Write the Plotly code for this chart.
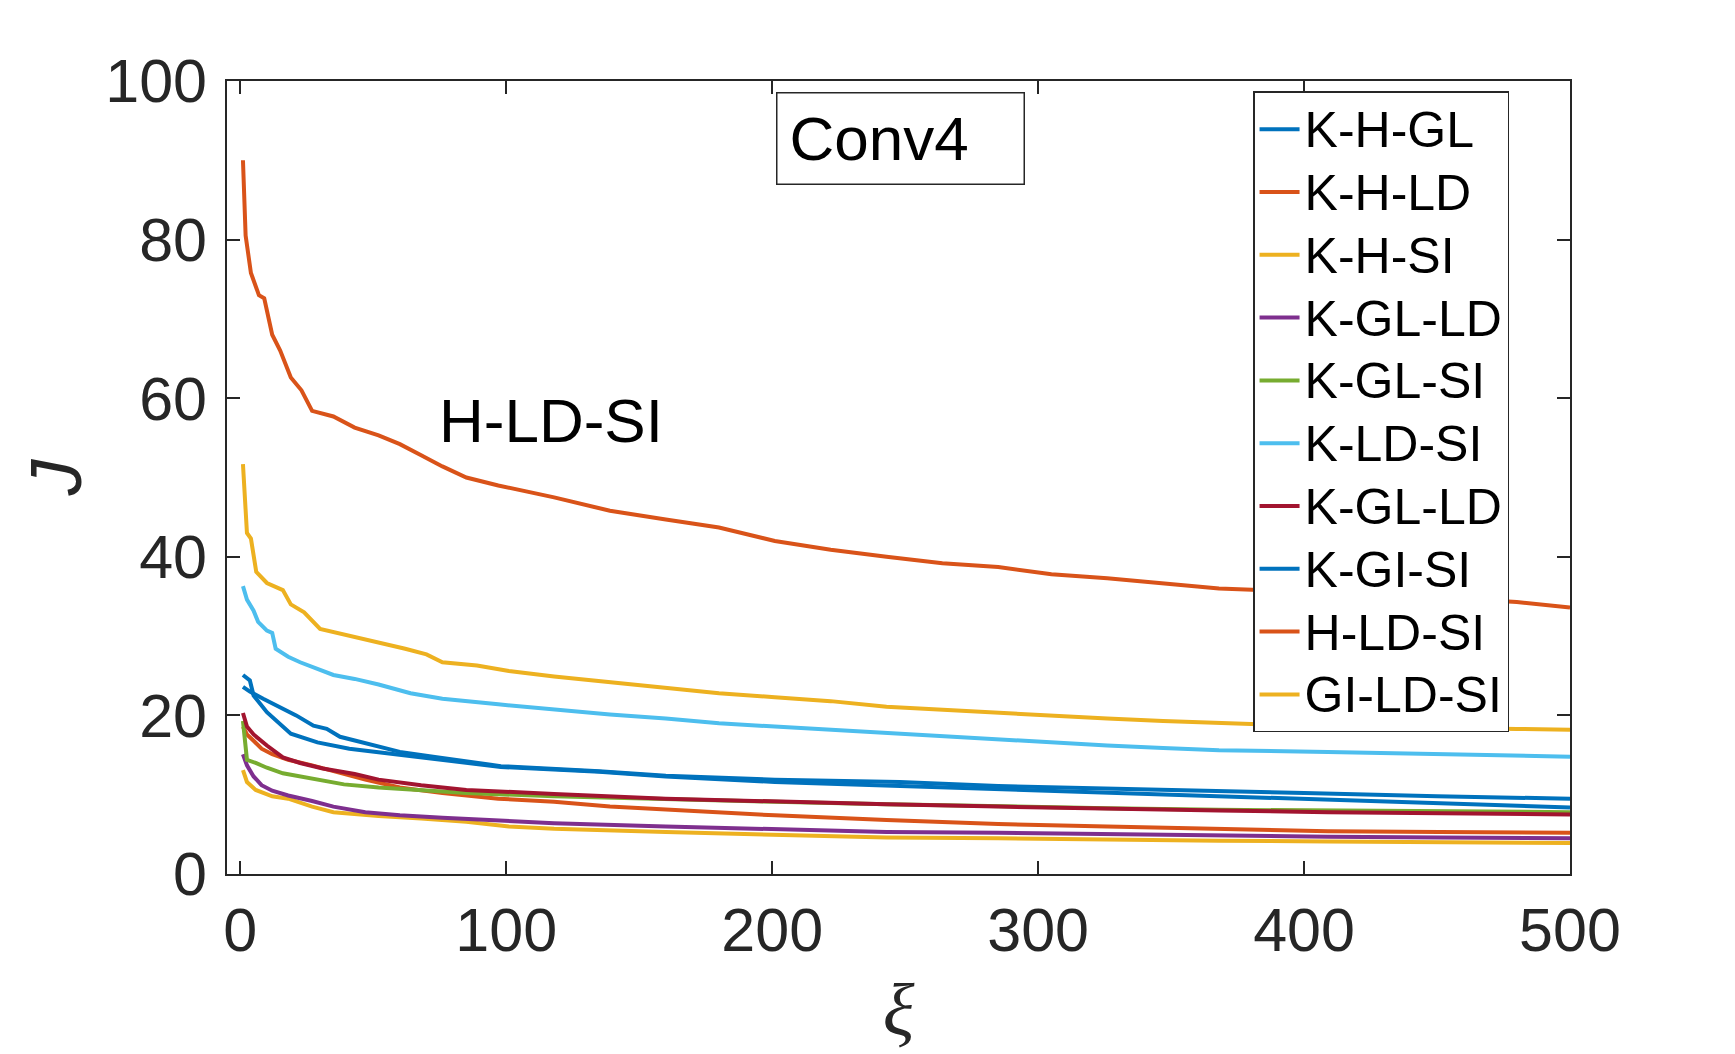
import plotly.graph_objects as go

# series (x = xi, y = J)
names = ["K-H-GL", "K-H-LD", "K-H-SI", "K-GL-LD", "K-GL-SI",
         "K-LD-SI", "K-GL-LD", "K-GI-SI", "H-LD-SI", "GI-LD-SI"]
colors = ["#0072BD", "#D95319", "#EDB120", "#7E2F8E", "#77AC30",
          "#4DBEEE", "#A2142F", "#0072BD", "#D95319", "#EDB120"]

x_khgl = [1, 3.6, 5, 10, 19, 29, 41, 60, 72, 98, 135, 160, 201, 248, 285, 342, 400, 450, 500]
y_khgl = [25.1, 24.4, 22.5, 20.4, 17.7, 16.6, 15.8, 15.0, 14.5, 13.5, 12.9, 12.3, 11.6, 11.1, 10.6, 10.0, 9.4, 8.9, 8.4]

x_khld = [1, 2.5, 5, 8, 12, 18, 27, 35, 47, 60, 76, 97, 118, 139, 160, 201, 243, 285, 326, 368, 409, 451, 500]
y_khld = [18.6, 17.6, 16.8, 15.8, 15.1, 14.4, 13.7, 13.0, 11.9, 10.9, 10.2, 9.5, 9.1, 8.5, 8.1, 7.4, 6.8, 6.3, 6.0, 5.7, 5.4, 5.3, 5.2]

x_khsi = [1, 2.5, 5.8, 12, 18, 27, 35, 52, 68, 85, 101, 118, 160, 201, 243, 285, 326, 368, 409, 500]
y_khsi = [13.1, 11.6, 10.6, 9.8, 9.5, 8.5, 7.8, 7.3, 7.0, 6.6, 6.0, 5.7, 5.3, 4.9, 4.6, 4.5, 4.3, 4.2, 4.1, 3.9]

x_kglld = [1, 2.5, 5, 8, 12, 18, 27, 35, 47, 60, 76, 97, 118, 160, 201, 243, 285, 326, 368, 409, 451, 500]
y_kglld = [15.1, 13.7, 12.3, 11.2, 10.5, 9.9, 9.2, 8.5, 7.8, 7.4, 7.1, 6.7, 6.4, 6.0, 5.6, 5.3, 5.2, 5.0, 4.9, 4.7, 4.6, 4.5]

x_kglsi = [1, 1.8, 2.5, 5.8, 10, 16, 26.6, 39, 52, 68, 85, 118, 160, 201, 243, 285, 326, 368, 409, 500]
y_kglsi = [19.3, 16.8, 14.4, 14.0, 13.4, 12.7, 12.0, 11.3, 10.9, 10.6, 10.2, 9.8, 9.4, 9.1, 8.8, 8.5, 8.3, 8.1, 8.0, 7.8]

x_kldsi = [1, 2.5, 5, 6.7, 10, 12, 13.3, 18, 22.5, 29, 35, 43, 52, 64, 76, 97, 118, 139, 160, 180, 201, 222, 243, 264, 285, 305, 326, 347, 368, 409, 451, 500]
y_kldsi = [36.3, 34.6, 33.2, 31.8, 30.7, 30.4, 28.4, 27.4, 26.7, 25.8, 25.1, 24.6, 23.9, 22.8, 22.1, 21.4, 20.7, 20.1, 19.6, 19.0, 18.6, 18.2, 17.7, 17.3, 16.9, 16.6, 16.2, 15.9, 15.6, 15.4, 15.1, 14.8]

x_kglld2 = [1, 2.5, 5, 10, 16, 22.5, 31, 43, 52, 68, 85, 101, 118, 160, 201, 243, 285, 326, 368, 409, 451, 500]
y_kglld2 = [20.3, 18.6, 17.6, 16.2, 14.7, 14.0, 13.3, 12.6, 11.9, 11.2, 10.6, 10.3, 10.1, 9.5, 9.1, 8.8, 8.5, 8.2, 8.0, 7.8, 7.7, 7.5]

x_kgisi = [1, 3.6, 8.6, 16, 21, 27.5, 32.5, 37.5, 47.5, 60, 72.5, 98, 135, 160, 201, 248, 285, 342, 400, 450, 500]
y_kgisi = [23.6, 23.0, 22.1, 20.8, 20.0, 18.7, 18.3, 17.3, 16.4, 15.4, 14.8, 13.6, 12.95, 12.4, 11.9, 11.6, 11.1, 10.6, 10.2, 9.8, 9.5]

x_hldsi = [1, 2, 4, 7, 9, 12, 15, 19, 23, 27, 35, 43, 52, 60, 68, 76, 85, 97, 118, 139, 160, 180, 201, 222, 243, 264, 285, 305, 326, 347, 368, 400, 440, 480, 500]
y_hldsi = [90.0, 80.5, 75.8, 73.0, 72.6, 68.0, 66.0, 62.6, 61.0, 58.4, 57.7, 56.3, 55.3, 54.2, 52.8, 51.4, 50.0, 49.0, 47.5, 45.8, 44.7, 43.7, 42.0, 40.9, 40.0, 39.2, 38.7, 37.8, 37.3, 36.7, 36.0, 35.6, 35.1, 34.3, 33.6]

x_gildsi = [1, 2.5, 4, 6, 10, 16, 19, 24, 30, 39, 52, 62, 70, 76, 89, 101, 118, 139, 160, 180, 201, 222, 243, 264, 285, 305, 326, 347, 368, 380, 480, 500]
y_gildsi = [51.7, 43.0, 42.3, 38.1, 36.7, 35.8, 34.0, 33.0, 30.9, 30.2, 29.3, 28.4, 27.7, 26.7, 26.3, 25.6, 24.9, 24.2, 23.5, 22.8, 22.3, 21.8, 21.1, 20.7, 20.4, 20.0, 19.6, 19.3, 19.0, 18.9, 18.3, 18.2]

xs = [x_khgl, x_khld, x_khsi, x_kglld, x_kglsi, x_kldsi, x_kglld2, x_kgisi, x_hldsi, x_gildsi]
ys = [y_khgl, y_khld, y_khsi, y_kglld, y_kglsi, y_kldsi, y_kglld2, y_kgisi, y_hldsi, y_gildsi]

x_ticks = [0, 100, 200, 300, 400, 500]
y_ticks = [0, 20, 40, 60, 80, 100]

fig = go.Figure()
for name, c, xv, yv in zip(names, colors, xs, ys):
    # legend text drawn a bit larger than the legend font so rows stay tight
    fig.add_trace(go.Scatter(x=xv, y=yv, mode="lines",
                             name=f"<span style='font-size:50px'>{name}</span>",
                             line=dict(color=c, width=4)))

axis_common = dict(
    showline=True, linecolor="#262626", linewidth=1.5, mirror="ticks",
    ticks="inside", ticklen=13, tickwidth=1.5, tickcolor="#262626",
    showgrid=False, zeroline=False,
    tickfont=dict(family="Liberation Sans, Arial", size=61, color="#262626"),
)

fig.update_xaxes(range=[-5, 500], tickvals=x_ticks, ticklabelstandoff=2,
                 title=dict(text="<i>ξ</i>", standoff=20,
                            font=dict(family="Liberation Serif", size=74, color="#262626")),
                 **axis_common)
fig.update_yaxes(range=[0, 100], tickvals=y_ticks, ticklabelstandoff=6,
                 title=dict(text="<i>J</i>", standoff=0,
                            font=dict(family="Liberation Sans, Arial", size=72, color="#262626")),
                 **axis_common)

fig.add_annotation(x=0.5015, y=0.927, xref="paper", yref="paper",
                   xanchor="center", yanchor="middle",
                   text="Conv4", showarrow=False, align="left",
                   width=222, height=66, borderpad=12,
                   bordercolor="#262626", borderwidth=1.5, bgcolor="white",
                   font=dict(family="Liberation Sans, Arial", size=62, color="black"))
fig.add_annotation(x=74, y=57.2, xref="x", yref="y", xanchor="left",
                   text="H-LD-SI", showarrow=False,
                   font=dict(family="Liberation Sans, Arial", size=62, color="black"))

fig.update_layout(
    width=1735, height=1054,
    margin=dict(l=219, r=173, t=73, b=188),
    paper_bgcolor="white", plot_bgcolor="white",
    showlegend=True,
    legend=dict(x=0.764, y=0.987, xanchor="left", yanchor="top",
                bgcolor="white", bordercolor="#262626", borderwidth=1.5,
                itemwidth=40,
                font=dict(family="Liberation Sans, Arial", size=46, color="black")),
)

fig.write_html("out.html")
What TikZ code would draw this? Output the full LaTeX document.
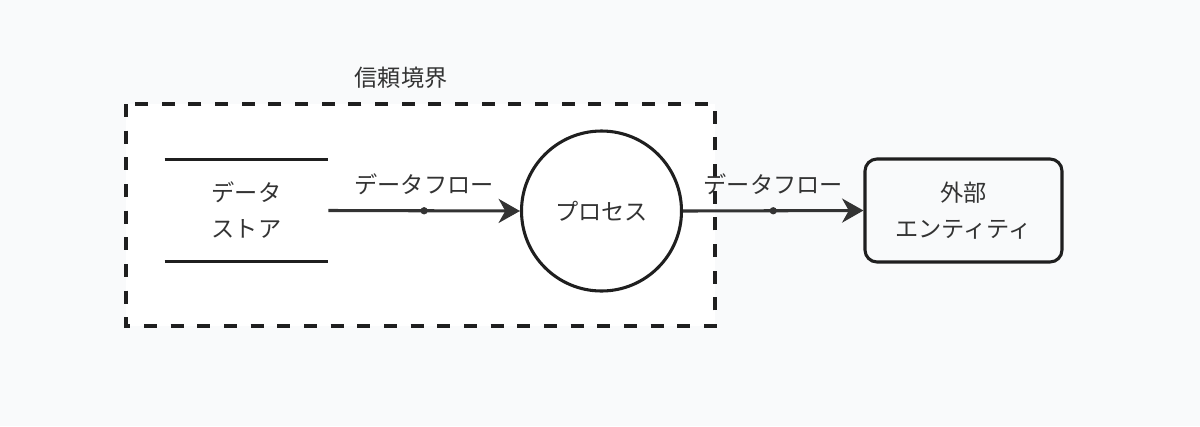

——

TASK INSTRUCTIONS –
Repeat exactly and only the lines from the start of the data above through the line that holds "4.7, 4.6, 4.5]", inclusive. Pictures do not belong in the copy.

COMPLETE ANSWER –
Write the Plotly code for this chart.
import plotly.graph_objects as go

# series (x = xi, y = J)
names = ["K-H-GL", "K-H-LD", "K-H-SI", "K-GL-LD", "K-GL-SI",
         "K-LD-SI", "K-GL-LD", "K-GI-SI", "H-LD-SI", "GI-LD-SI"]
colors = ["#0072BD", "#D95319", "#EDB120", "#7E2F8E", "#77AC30",
          "#4DBEEE", "#A2142F", "#0072BD", "#D95319", "#EDB120"]

x_khgl = [1, 3.6, 5, 10, 19, 29, 41, 60, 72, 98, 135, 160, 201, 248, 285, 342, 400, 450, 500]
y_khgl = [25.1, 24.4, 22.5, 20.4, 17.7, 16.6, 15.8, 15.0, 14.5, 13.5, 12.9, 12.3, 11.6, 11.1, 10.6, 10.0, 9.4, 8.9, 8.4]

x_khld = [1, 2.5, 5, 8, 12, 18, 27, 35, 47, 60, 76, 97, 118, 139, 160, 201, 243, 285, 326, 368, 409, 451, 500]
y_khld = [18.6, 17.6, 16.8, 15.8, 15.1, 14.4, 13.7, 13.0, 11.9, 10.9, 10.2, 9.5, 9.1, 8.5, 8.1, 7.4, 6.8, 6.3, 6.0, 5.7, 5.4, 5.3, 5.2]

x_khsi = [1, 2.5, 5.8, 12, 18, 27, 35, 52, 68, 85, 101, 118, 160, 201, 243, 285, 326, 368, 409, 500]
y_khsi = [13.1, 11.6, 10.6, 9.8, 9.5, 8.5, 7.8, 7.3, 7.0, 6.6, 6.0, 5.7, 5.3, 4.9, 4.6, 4.5, 4.3, 4.2, 4.1, 3.9]

x_kglld = [1, 2.5, 5, 8, 12, 18, 27, 35, 47, 60, 76, 97, 118, 160, 201, 243, 285, 326, 368, 409, 451, 500]
y_kglld = [15.1, 13.7, 12.3, 11.2, 10.5, 9.9, 9.2, 8.5, 7.8, 7.4, 7.1, 6.7, 6.4, 6.0, 5.6, 5.3, 5.2, 5.0, 4.9, 4.7, 4.6, 4.5]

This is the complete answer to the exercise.